Por ejemplo, cuando le toca el turno a Piaget, señala que este destacado piscólogo suizo "...nunca proporcionó una explicación del desarrollo de las estructuras mentales que fuera lo suficientemente explícita como para ser modelada en un programa de ordenador" ,y que por lo tanto su teoría es como un reloj virtual sin maquinaria posible.
La síntesis lograda por Johnson-Laird impresiona al resolver problemas teóricos de muy diversa índole (perceptuales, cognitivos, sensoriales, etc.) mediante leyes relativamente simples que se aprovechan habitualmente para el diseño de programas de computación.
De todas formas, pese a la solidez del modelo computacional, todavía resulta muy primitivo en muchos aspectos. No es posible aún deducir de este modelo una psicopatología que vaya más allá de ciertos problemas muy evidentes de "hardware". Tampoco resulta muy útil para entender los procesos históricos de producción de subjetividad o la génesis social de los valores.

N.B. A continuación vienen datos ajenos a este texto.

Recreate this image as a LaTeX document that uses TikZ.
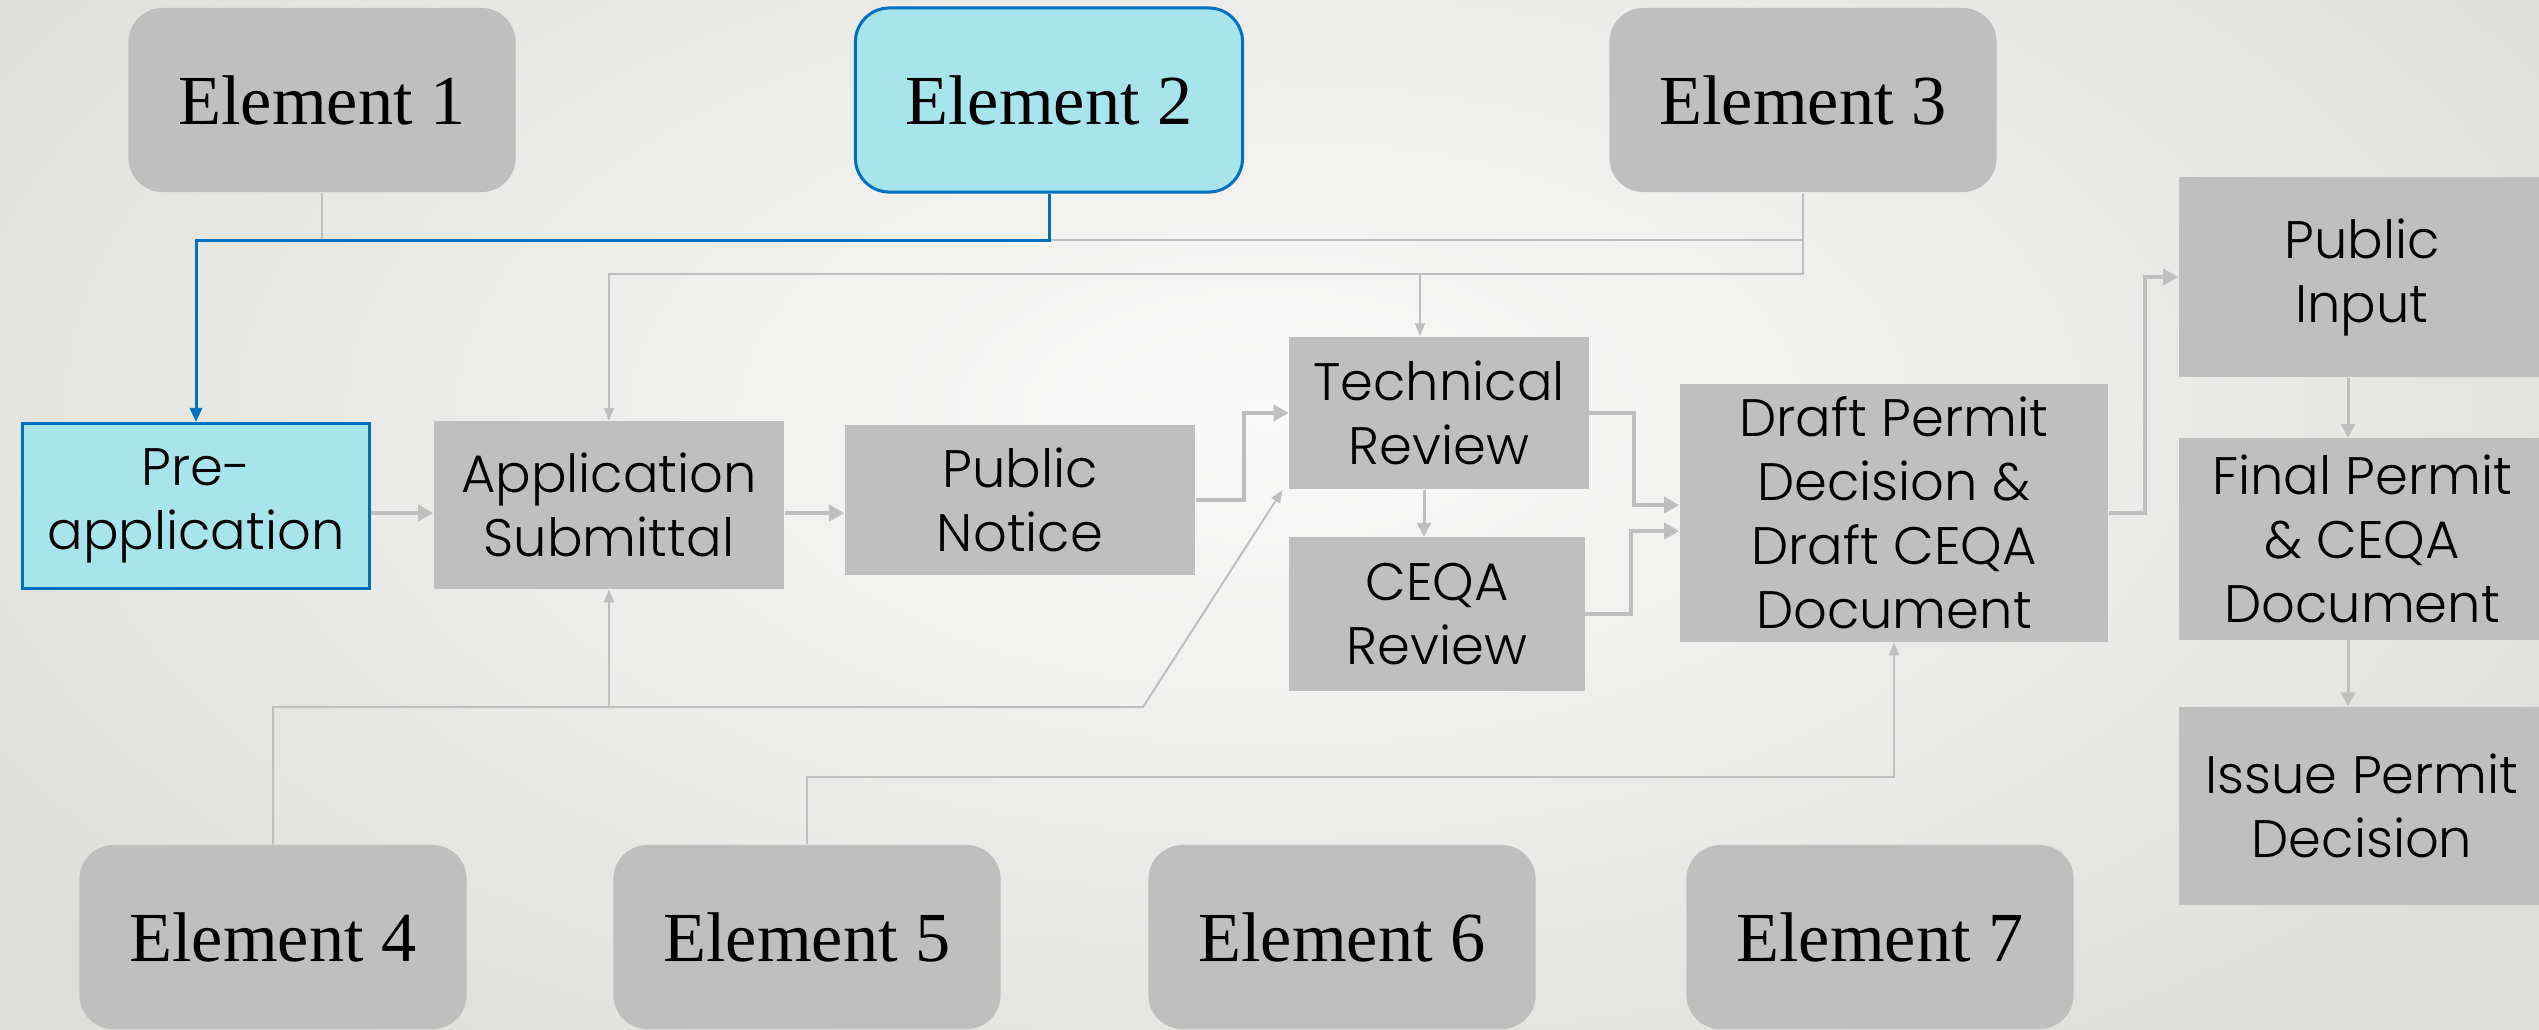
\documentclass[tikz,border=0pt]{standalone}
\usepackage{fontspec}
\usepackage{tikz}
\usetikzlibrary{arrows.meta}
\newfontfamily\elemfont{Liberation Serif}
\newfontfamily\stagefont{Poppins}[UprightFont=* Light]
\definecolor{boxgray}{RGB}{191,191,191}
\definecolor{hiblue}{RGB}{168,228,236}
\definecolor{linkblue}{RGB}{0,112,192}
\definecolor{bginner}{RGB}{250,250,250}
\definecolor{bgouter}{RGB}{222,222,218}

\begin{document}
\begin{tikzpicture}%
        [x=0.01cm, y=-0.01cm,
        element/.style={rounded corners=0.34cm, fill=boxgray, inner sep=0pt,
            minimum width=3.87cm, minimum height=1.84cm,
            font=\elemfont\fontsize{20}{24}\selectfont},
        current/.style={fill=hiblue, draw=linkblue, line width=0.03cm},
        stage/.style={fill=boxgray, inner sep=0pt, align=center,
            font=\stagefont\fontsize{15}{18.2}\selectfont},
        flow/.style={draw=boxgray, line width=0.04cm, -{Triangle[length=0.15cm,width=0.16cm]}},
        drop/.style={draw=boxgray, line width=0.03cm, -{Triangle[length=0.14cm,width=0.14cm]}},
        feed/.style={draw=boxgray, line width=0.02cm},
        feedarrow/.style={feed, -{Triangle[length=0.13cm,width=0.1cm]}},
        bluearrow/.style={draw=linkblue, line width=0.03cm, -{Triangle[length=0.14cm,width=0.12cm]}}]
    %
    %% Page and background
    \useasboundingbox (0,0) rectangle (2539,1029);
    \clip (0,0) rectangle (2539,1029);
    \shade[inner color=bginner, outer color=bgouter] (-300,-400) rectangle (2839,1229);
    %
    %% Elements
    %%
    \node[element] (el1) at (322,100) {Element 1};
    \node[element, current] (el2) at (1049,100) {Element 2};
    \node[element] (el3) at (1803,100) {Element 3};
    \node[element] (el4) at (273,937) {Element 4};
    \node[element] (el5) at (807,937) {Element 5};
    \node[element] (el6) at (1342,937) {Element 6};
    \node[element] (el7) at (1880,937) {Element 7};
    %
    %% Permit stages
    %%
    \node[stage, current, minimum width=3.47cm, minimum height=1.65cm] (preapp) at (196,506) {Pre-\\application};
    \node[stage, minimum width=3.50cm, minimum height=1.67cm] (appsub) at (609,505) {Application\\Submittal};
    \node[stage, minimum width=3.50cm, minimum height=1.49cm] (pubnotice) at (1020,500) {Public\\Notice};
    \node[stage, minimum width=2.99cm, minimum height=1.52cm] (techrev) at (1439,413) {Technical\\Review};
    \node[stage, minimum width=2.95cm, minimum height=1.53cm] (ceqarev) at (1437,614) {CEQA\\Review};
    \node[stage, minimum width=4.28cm, minimum height=2.57cm] (draft) at (1894,513) {Draft Permit\\Decision \&\\Draft CEQA\\Document};
    \node[stage, minimum width=3.66cm, minimum height=2.00cm] (pubinput) at (2362,277) {Public\\Input};
    \node[stage, minimum width=3.66cm, minimum height=2.01cm] (finalpermit) at (2362,539) {Final Permit\\\& CEQA\\Document};
    \node[stage, minimum width=3.66cm, minimum height=1.98cm] (issue) at (2362,806) {Issue Permit\\Decision};
    %
    %% Bus lines
    %%
    \coordinate (topbus) at (0,240);
    \coordinate (midbus) at (0,274);
    \coordinate (lowbus) at (1143,707);
    \coordinate (basebus) at (0,777);
    \coordinate (trin) at ([xshift=-0.19cm]techrev.north);
    \coordinate (trout) at ([xshift=-0.15cm]techrev.south);
    \coordinate (trsw) at ([xshift=-0.06cm]techrev.south west);
    \coordinate (pin) at ([xshift=-0.14cm]pubinput.south);
    \coordinate (fin) at ([xshift=-0.14cm]finalpermit.south);
    \coordinate (pre) at ([yshift=-0.07cm]preapp.east);
    \coordinate (sub) at ([yshift=-0.08cm]appsub.east);
    %
    %% Element links
    %%
    \draw[feed] (el1.south) -- (el1.south |- topbus);
    \draw[feed] (el3.south |- topbus) -- (el2.south |- topbus);
    \draw[feedarrow] (el3.south) -- (el3.south |- midbus) -| (appsub.north);
    \draw[feedarrow] (trin |- midbus) -- (trin);
    \draw[bluearrow] (el2.south) -- (el2.south |- topbus) -| (preapp.north);
    \draw[feedarrow] (el4.north) |- (lowbus) -- (trsw);
    \draw[feedarrow] (appsub.south |- lowbus) -- (appsub.south);
    \draw[feedarrow] (el5.north) -- (el5.north |- basebus) -| (draft.south);
    %
    %% Process flow
    %%
    \draw[flow] (pre) -- (pre -| appsub.west);
    \draw[flow] (sub) -- (sub -| pubnotice.west);
    \draw[flow] (pubnotice.east) -- ++(48,0) |- (techrev.west);
    \draw[flow] (techrev.east) -- ++(45,0) |- ([yshift=0.08cm]draft.west);
    \draw[flow] (ceqarev.east) -- ++(46,0) |- ([yshift=-0.18cm]draft.west);
    \draw[flow] (draft.east) -- ++(36,0) |- (pubinput.west);
    \draw[drop] (trout) -- (trout |- ceqarev.north);
    \draw[drop] (pin) -- (pin |- finalpermit.north);
    \draw[drop] (fin) -- (fin |- issue.north);
    %%
\end{tikzpicture}
\end{document}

Luego de la lectura de este volumen el lector puede preguntarse si todo nuestro conocimiento de la realidad no será más que un conocimiento de los modelos teóricos que hemos elaborado para manejarnos en un mundo confuso y cambiante. Tal vez por eso en el siglo XVIII, durante el imperio de las máquinas a vapor, se empezó a considerar al ser humano como una obra de relojería orgánica con motorcitos, poleas, y fluidos que circulaban abriendo y cerrando válvulas. En esta era en que todo se digitaliza, convirtiendo la energía en símbolos y los símbolos en acciones operadas por computadoras, resulta lógico suponer que observemos la naturaleza humana desde la lógica binaria de un computador. A veces se ve sólo lo que se quiere ver y lo que una cultura determinada permite ver.

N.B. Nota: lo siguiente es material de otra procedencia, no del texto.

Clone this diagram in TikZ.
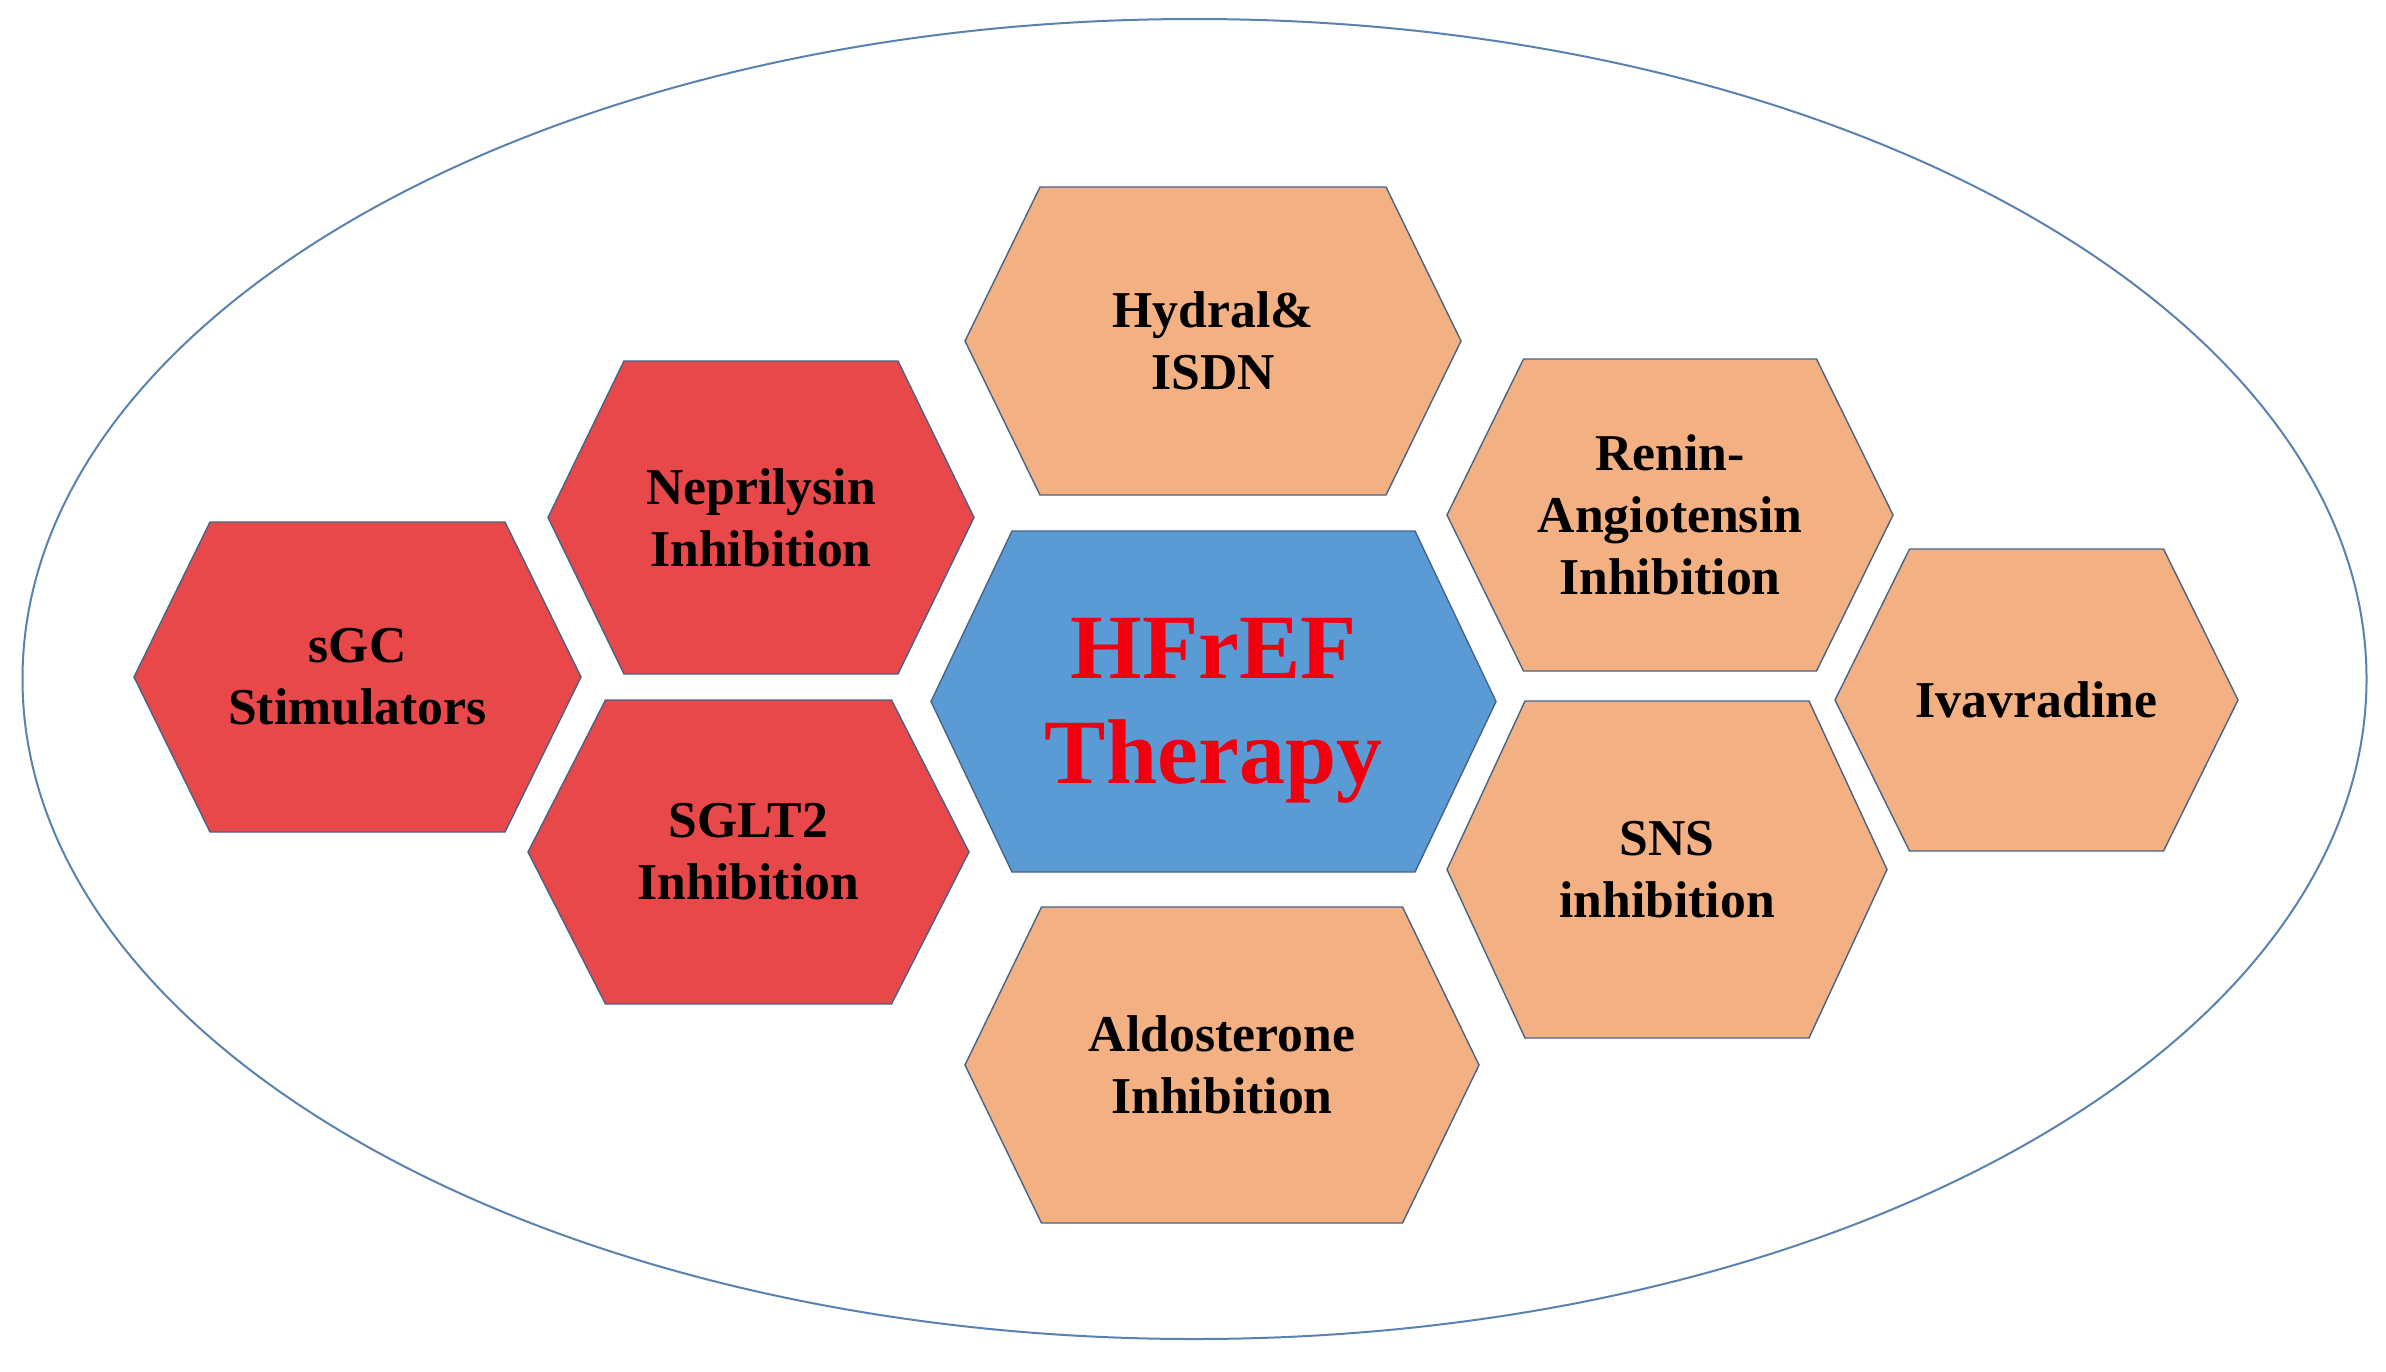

El filósofo Bertrand Russell, luego de haber estudiado numerosos protocolos de investigación muy bien fundamentados, señaló con sagacidad cómo los animales "evidenciaban" las idiosincrasias nacionales de los investigadores. Había observado que los animales estudiados por los norteamericanos se movían frenéticamente y hacían un gran despliegue de energía hasta dar con el solución por ensayo y error. Para los alemanes en cambio, sus animales permanecían quietos observando el origen del problema y reflexionando alternativamente sobre las soluciones ya ensayadas hasta que finalmente daban con la correcta.